涼州區在2006—2007年呈現出弱脫鉤狀態,主要是因為2004年國務院又下發了《關于深化改革嚴格土地管理的決定(國發[2004]28號)》,要求實行耕地保護責任考核的動態監測和預警制度,建立相應的耕地保護責任的考核體系,實施補充耕地監督的責任追究制[6]。同年,國家開展了全國基本農田保護檢查;國土資源部也發出了緊急通知,要求各地清理各類園區用地,加強土地供應調控。這些政策措施直接導致了2004—2005年之間涼州區建設占用耕地審批量的減少,使得建設用地只能走內部挖潛的道路。這也正是此階段涼州區建設占用耕地量急速下降,但非農GDP卻不斷遞增,非農GDP產值增長率高于建設占用耕地變化率的原因所在。
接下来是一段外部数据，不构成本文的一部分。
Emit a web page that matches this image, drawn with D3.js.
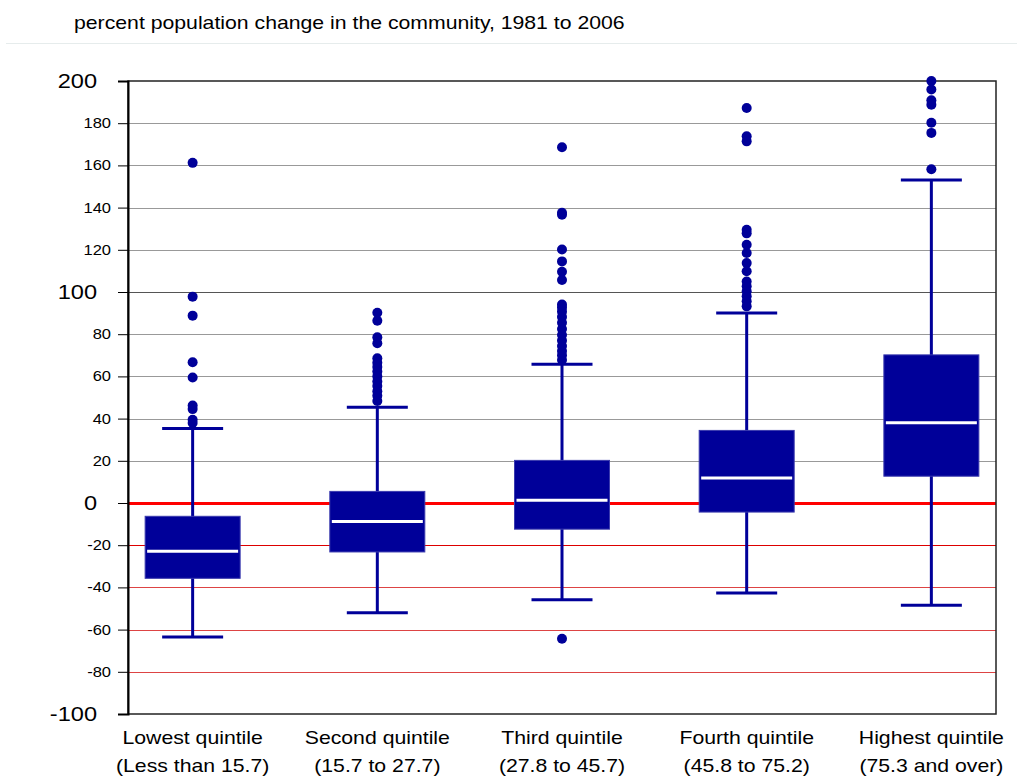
<!DOCTYPE html>
<html>
<head>
<meta charset="utf-8">
<script src="https://cdn.jsdelivr.net/npm/d3@7"></script>
<style>
  html, body { margin: 0; padding: 0; background: #ffffff; }
  svg { display: block; font-family: "Liberation Sans", Arial, sans-serif; }
</style>
</head>
<body>
<svg id="chart" width="1017" height="778"></svg>
<script>
// Quintile groups (percent growth of the community's population)
const categories = ["Lowest quintile", "Second quintile", "Third quintile", "Fourth quintile", "Highest quintile"];
const ranges = ["(Less than 15.7)", "(15.7 to 27.7)", "(27.8 to 45.7)", "(45.8 to 75.2)", "(75.3 and over)"];

// Box-plot summaries, percent change 1981 to 2006
const lowerWhisker = [-63.5, -52.0, -45.9, -42.7, -48.5];
const lowerQuartile = [-35.7, -23.2, -12.4, -4.3, 12.7];
const medians = [-22.9, -8.8, 1.3, 11.8, 38.0];
const upperQuartile = [-6.3, 5.5, 20.2, 34.4, 70.2];
const upperWhisker = [35.3, 45.4, 65.7, 90.0, 153.1];

// Individual communities beyond the whiskers
const outliers = [
  [161.2, 97.8, 88.8, 66.7, 59.5, 46.2, 44.5, 39.4, 37.9],
  [90.2, 86.4, 78.5, 75.7, 68.6, 66.5, 64.5, 62.3, 60.0, 57.6, 55.4, 53.0, 50.8, 48.3],
  [168.6, 137.6, 136.6, 120.1, 114.5, 109.6, 105.7, 94.1, 92.6, 90.8, 88.2, 85.4, 82.5, 79.6, 77.0, 74.4, 72.0, 70.0, 67.8, -64.3],
  [187.2, 173.8, 171.4, 129.5, 127.8, 122.4, 118.5, 113.7, 109.8, 105.0, 102.7, 100.3, 98.0, 95.6, 93.2],
  [200.0, 196.0, 190.9, 188.8, 180.2, 175.4, 158.2]
];

const yTicks = [-100, -80, -60, -40, -20, 0, 20, 40, 60, 80, 100, 120, 140, 160, 180, 200];
const majorTicks = [-100, 0, 100, 200];

const title = "percent population change in the community, 1981 to 2006";

const svg = d3.select("#chart");
const plot = { left: 128, right: 996, top: 81, bottom: 714 };
const boxColor = "#000099";
const sx = 1.18; // horizontal widening of the lettering

const y = d3.scaleLinear().domain([-100, 200]).range([plot.bottom, plot.top]);
const x = d3.scalePoint().domain(categories).range([plot.left, plot.right]).padding(0.35);

// Title and the faint rule beneath it
svg.append("text")
  .attr("transform", `translate(74,29) scale(${sx},1)`)
  .attr("font-size", 18).attr("fill", "#000")
  .text(title);
svg.append("line")
  .attr("x1", 6).attr("x2", 1017).attr("y1", 43.5).attr("y2", 43.5)
  .attr("stroke", "#e6ecec").attr("stroke-width", 1);

// Horizontal grid: grey above zero, red below, a heavy red line at zero
const grid = svg.append("g");
grid.selectAll("line")
  .data(yTicks.filter(d => d > -100 && d < 200))
  .join("line")
  .attr("x1", plot.left).attr("x2", plot.right)
  .attr("y1", d => Math.round(y(d)) + 0.5).attr("y2", d => Math.round(y(d)) + 0.5)
  .attr("stroke", d => d === 0 ? "#ff0000" : d < 0 ? (d === -20 ? "#dd0000" : "#dd4444") : d === 100 ? "#555" : "#999")
  .attr("stroke-width", d => d === 0 ? 3 : 1);

// Frame
svg.append("rect")
  .attr("x", plot.left).attr("y", plot.top)
  .attr("width", plot.right - plot.left).attr("height", plot.bottom - plot.top)
  .attr("fill", "none").attr("stroke", "#222").attr("stroke-width", 1.5);

// Y axis with larger labels on the major values
const yAxis = d3.axisLeft(y).tickValues(yTicks).tickSize(10).tickPadding(6).tickFormat(d => String(d));
const ya = svg.append("g").attr("transform", `translate(${plot.left},0)`).call(yAxis);
ya.select(".domain").attr("stroke", "#000").attr("stroke-width", 2);
ya.selectAll(".tick line").attr("stroke", "#000").attr("stroke-width", 1);
ya.selectAll(".tick text")
  .attr("font-family", "Liberation Sans, Arial, sans-serif")
  .attr("fill", "#000")
  .attr("font-size", d => majorTicks.includes(d) ? 20 : 14)
  .attr("transform", `scale(${sx},1)`)
  .attr("x", d => (majorTicks.includes(d) ? -31 : -17) / sx);

// Boxes, whiskers, medians and outliers
const groups = svg.append("g").selectAll("g")
  .data(categories.map((c, i) => ({
    c, i,
    lo: lowerWhisker[i], q1: lowerQuartile[i], med: medians[i],
    q3: upperQuartile[i], hi: upperWhisker[i], out: outliers[i]
  })))
  .join("g")
  .attr("transform", d => `translate(${x(d.c)},0)`);

const boxW = 95, capW = 61;

groups.append("line")
  .attr("x1", 0).attr("x2", 0)
  .attr("y1", d => y(d.hi)).attr("y2", d => y(d.lo))
  .attr("stroke", boxColor).attr("stroke-width", 3);

groups.append("line")
  .attr("x1", -capW / 2).attr("x2", capW / 2)
  .attr("y1", d => y(d.hi)).attr("y2", d => y(d.hi))
  .attr("stroke", boxColor).attr("stroke-width", 3);
groups.append("line")
  .attr("x1", -capW / 2).attr("x2", capW / 2)
  .attr("y1", d => y(d.lo)).attr("y2", d => y(d.lo))
  .attr("stroke", boxColor).attr("stroke-width", 3);

groups.append("rect")
  .attr("x", -boxW / 2).attr("width", boxW)
  .attr("y", d => y(d.q3)).attr("height", d => y(d.q1) - y(d.q3))
  .attr("fill", boxColor).attr("stroke", "#3a3aae").attr("stroke-width", 1);

groups.append("line")
  .attr("x1", -boxW / 2 + 2).attr("x2", boxW / 2 - 2)
  .attr("y1", d => y(d.med)).attr("y2", d => y(d.med))
  .attr("stroke", "#ffffff").attr("stroke-width", 3);

groups.selectAll("circle")
  .data(d => d.out)
  .join("circle")
  .attr("cx", 0).attr("cy", d => y(d)).attr("r", 5)
  .attr("fill", boxColor);

// Category labels, two lines each
const labels = svg.append("g").selectAll("text")
  .data(categories.map((c, i) => ({ c, r: ranges[i] })))
  .join("text")
  .attr("text-anchor", "middle")
  .attr("font-size", 18).attr("fill", "#000")
  .attr("transform", d => `translate(${x(d.c)},0) scale(${sx},1)`);
labels.append("tspan").attr("x", 0).attr("y", 744).text(d => d.c);
labels.append("tspan").attr("x", 0).attr("y", 772).text(d => d.r);
</script>
</body>
</html>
涼州區2008—2010年脫鉤狀態由擴張連接轉為衰退連接再到強脫鉤狀態。這一時期研究區出現脫鉤的理想狀態主要有以下幾點。(1) 2006年國務院在《關于加強土地調控有關問題的通知(國發[2006]31號)》中明確要求地方各級人民政府主要負責人對本行政區域內耕地保有量和基本農田保護面積、土地利用總體規劃和年度計劃執行情況負總責,嚴格實行問責制。2007年甘肅省為了更為有效地保護基本農田,促進農業生產和國民經濟的發展,修訂了原《甘肅省基本農田保護條例》,加強了對基本農田的保護。這些政策措施的實施,進一步收緊了土地閘門,使得建設占用耕地的數量不斷減少,從整個研究區來看,相比2005—2006年,2007—2010年間建設占用耕地數量減少了近1/2。(2) 2006年甘肅武威工業園區開始籌建,期間盡管需要大量建設用地,但由于國家及甘肅省相關耕地及基本農田保護的嚴格政策,使得建設所需用地只能占用河灘荒地或走內部挖潛的道路。(3) 武威工業園區的建設吸引了大量外來投資,同時吸納了大量該地的勞動力。在此期間,建設占用耕地量在不斷減少,固定資產投資及二三產業從業人數持續增長,真正實現了少占或不占耕地,而通過增加固定資產投資和二三產業從業人數為要素替代方式來拉動經濟持續增長的脫鉤。
綜上所述,國家或地方出臺嚴格的耕地保護政策,加大耕地保護力度、增加耕地轉用成本、嚴格控制建設占用耕地的數量,使建設用地走內部挖潛的道路;同時,調整產業結構,通過增加固定資產投資額和二三產業從業人數的方式來拉動經濟的持續增長,會使耕地占用與非農GDP發生脫鉤。另外,地方政府通過興建工業園區或產業園的形式將分散的資源集聚利用,增加單位面積的固定資產投資及勞動力投入,轉變經濟發展方式,通過科學管理和技術進步來提高質量和效益而拉動經濟的增長,也能使耕地占用與非農GDP發生脫鉤。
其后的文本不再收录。